The work of Paulina Kellogg Wright Davis as a women’s rights advocate, social reformer, educator, and author extended over forty years from the late 1830s to her death in 1876. Davis began her work for women’s rights, abolition, and temperance causes when she was only twenty and newly married to Francis Wright, a wealthy merchant from Utica, NY.
In the late 1830s, she met Elizabeth Cady Stanton and Ernestine Rose, with whom she joined in a petition to the New York legislature that eventually led to the passage of the Married Women’s Property Act in 1848 that gave married women control of their own personal property and real estate.
Following the death of Francis Wright in 1845, Davis was left an independent and wealthy woman.
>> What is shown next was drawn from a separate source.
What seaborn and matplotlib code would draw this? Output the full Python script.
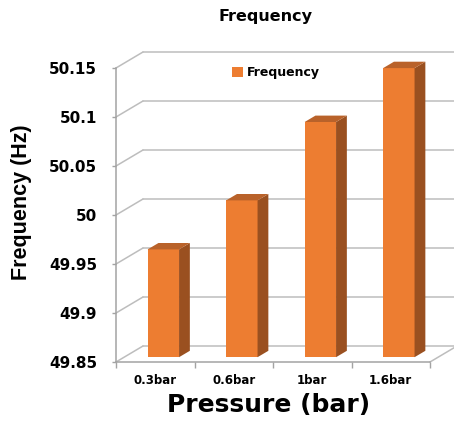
import numpy as np
import matplotlib
matplotlib.use("Agg")
import matplotlib.pyplot as plt
import matplotlib.transforms as mtransforms
from matplotlib.patches import Polygon, Patch
from matplotlib.lines import Line2D
import pandas as pd
import seaborn as sns

# Data
pressure = ["0.3bar", "0.6bar", "1bar", "1.6bar"]
frequency = [49.96, 50.01, 50.09, 50.145]
y_ticks = [49.85, 49.9, 49.95, 50.0, 50.05, 50.1, 50.15]
y_tick_labels = ["49.85", "49.9", "49.95", "50", "50.05", "50.1", "50.15"]
series_name = "Frequency"

sns.set_style("white")
plt.rcParams["font.family"] = ["DejaVu Sans"]
plt.rcParams["text.color"] = "black"
plt.rcParams["axes.labelcolor"] = "black"
plt.rcParams["xtick.labelcolor"] = "black"
plt.rcParams["ytick.labelcolor"] = "black"

FRONT = "#ED7D31"
SIDE = "#9A5020"
TOP = "#B9622A"
GRID = "#BDBDBD"
AXIS = "#A3A3A3"

BASE = y_ticks[0]
DX, DY = 27, 16          # full depth of the 3-D box, in pixels
BAR_Z0, BAR_DEPTH = 0.3, 0.4   # bar placement inside the depth

W, H = 454, 421
fig = plt.figure(figsize=(W / 100, H / 100), dpi=100)
ax = fig.add_axes([116 / W, 59 / H, 314 / W, 294 / H])

df = pd.DataFrame({"Pressure": pressure, "Frequency": frequency})
sns.barplot(data=df, x="Pressure", y="Frequency", width=0.4, color=FRONT,
            saturation=1, ax=ax, zorder=3)

ax.set_xlim(-0.5, len(pressure) - 0.5)
ax.set_ylim(y_ticks[0], y_ticks[-1])


def shifted(frac):
    return mtransforms.offset_copy(ax.transData, fig=fig, x=DX * frac,
                                   y=DY * frac, units="dots")


ident = mtransforms.IdentityTransform()
xl, xr = ax.get_xlim()

# back wall and side wall gridlines
back = shifted(1.0)
for y in y_ticks:
    ax.plot([xl, xr], [y, y], color=GRID, lw=1.1, transform=back,
            clip_on=False, zorder=0.5)
    p = ax.transData.transform((xl, y))
    ax.add_line(Line2D([p[0], p[0] + DX], [p[1], p[1] + DY], color=GRID,
                       lw=1.1, transform=ident, clip_on=False, zorder=0.5))

# right edge of the floor
p = ax.transData.transform((xr, BASE))
ax.add_line(Line2D([p[0], p[0] + DX], [p[1], p[1] + DY], color=GRID,
                   lw=1.1, transform=ident, clip_on=False, zorder=0.5))

# bars: move front faces into the box and add side / top faces
bars = [b for b in ax.patches]
front_shift = np.array([DX * BAR_Z0, DY * BAR_Z0])
depth = np.array([DX * BAR_DEPTH, DY * BAR_DEPTH])
for bar in bars:
    top = bar.get_y() + bar.get_height()
    bar.set_y(BASE)
    bar.set_height(top - BASE)
    bar.set_transform(shifted(BAR_Z0))
    bar.set_clip_on(False)
    bar.set_edgecolor("none")
    x0 = bar.get_x()
    x1 = x0 + bar.get_width()
    fr = ax.transData.transform([(x0, BASE), (x1, BASE), (x1, top), (x0, top)]) + front_shift
    side = [fr[1], fr[1] + depth, fr[2] + depth, fr[2]]
    topf = [fr[3], fr[2], fr[2] + depth, fr[3] + depth]
    ax.add_patch(Polygon(side, closed=True, transform=ident, fc=SIDE,
                         ec="none", clip_on=False, zorder=3))
    ax.add_patch(Polygon(topf, closed=True, transform=ident, fc=TOP,
                         ec="none", clip_on=False, zorder=3))

# spines
for s in ("top", "right"):
    ax.spines[s].set_visible(False)
for s in ("left", "bottom"):
    ax.spines[s].set_color(AXIS)
    ax.spines[s].set_linewidth(1.1)
    ax.spines[s].set_zorder(1)

# y axis
ax.set_yticks(y_ticks, labels=y_tick_labels)
ax.tick_params(axis="y", which="major", left=True, length=3, width=1,
               color=AXIS, labelcolor="black", pad=10.5, labelsize=11)
for lbl in ax.get_yticklabels():
    lbl.set_fontweight("bold")

# x axis
ax.set_xticks(np.arange(len(pressure)), labels=pressure)
ax.set_xticks(np.arange(-0.5, len(pressure)), minor=True)
ax.tick_params(axis="x", which="major", bottom=False, length=0, pad=9,
               labelsize=8.5, labelcolor="black")
ax.tick_params(axis="x", which="minor", bottom=True, length=4, width=1,
               color=AXIS)
for lbl in ax.get_xticklabels():
    lbl.set_fontweight("bold")

ax.set_xlabel("Pressure (bar)", fontsize=18, fontweight="bold",
              color="black")
ax.xaxis.set_label_coords((269 - 116) / 314, (362 - 405) / 294)
ax.xaxis.label.set_va("center")

ax.set_ylabel("Frequency (Hz)", fontsize=15.5, fontweight="bold",
              color="black", family=["Liberation Sans", "DejaVu Sans"])
ax.yaxis.set_label_coords((22 - 116) / 314, (362 - 202) / 294)
ax.yaxis.label.set_va("center")

# title offset accounts for the default 6 pt title pad
ax.set_title("Frequency", fontsize=11.5, fontweight="bold", color="black",
             x=(266 - 116) / 314, y=(362 - 25.3) / 294, va="center")

ax.legend(handles=[Patch(facecolor=FRONT, edgecolor="none")],
          labels=[series_name], loc="center left",
          bbox_to_anchor=(232 / W, (H - 72.5) / H),
          bbox_transform=fig.transFigure, frameon=False,
          handlelength=0.88, handleheight=0.88, handletextpad=0.35,
          borderpad=0, borderaxespad=0,
          prop={"weight": "bold", "size": 9})

fig.savefig("out.png", dpi=100)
She invested her time in studying the anatomy and physiology of women and then conducted a lecture series on female physiology and anatomy, unprecedented in her time, which is said to have encouraged some of her listeners to join the first generation of women physicians.
In 1849 she married Thomas Davis, a Rhode Island Congressman and went with him to Washington. In 1850, she was an organizer and then served as president of the First National Women’s Rights Convention in Worcester, MA, which drew participants from nine states. She repeated this the next year at the Second National Women’s Rights Convention, again in Worcester.
From 1853 to 1855, she edited and published a distinctively women’s rights newspaper The Una, which expressed broad views of individual freedom. Post-Civil War, she helped found the New England Woman Suffrage Association. In 1871, she published A History of the National Woman’s Rights Movement.
When a split occurred in the women’s rights movement, she supported the National Woman Suffrage Association with Susan B. Anthony and Elizabeth Cady Stanton. At her funeral, Stanton and Anthony eulogized Davis and urged others to follow her lifelong example of service to women.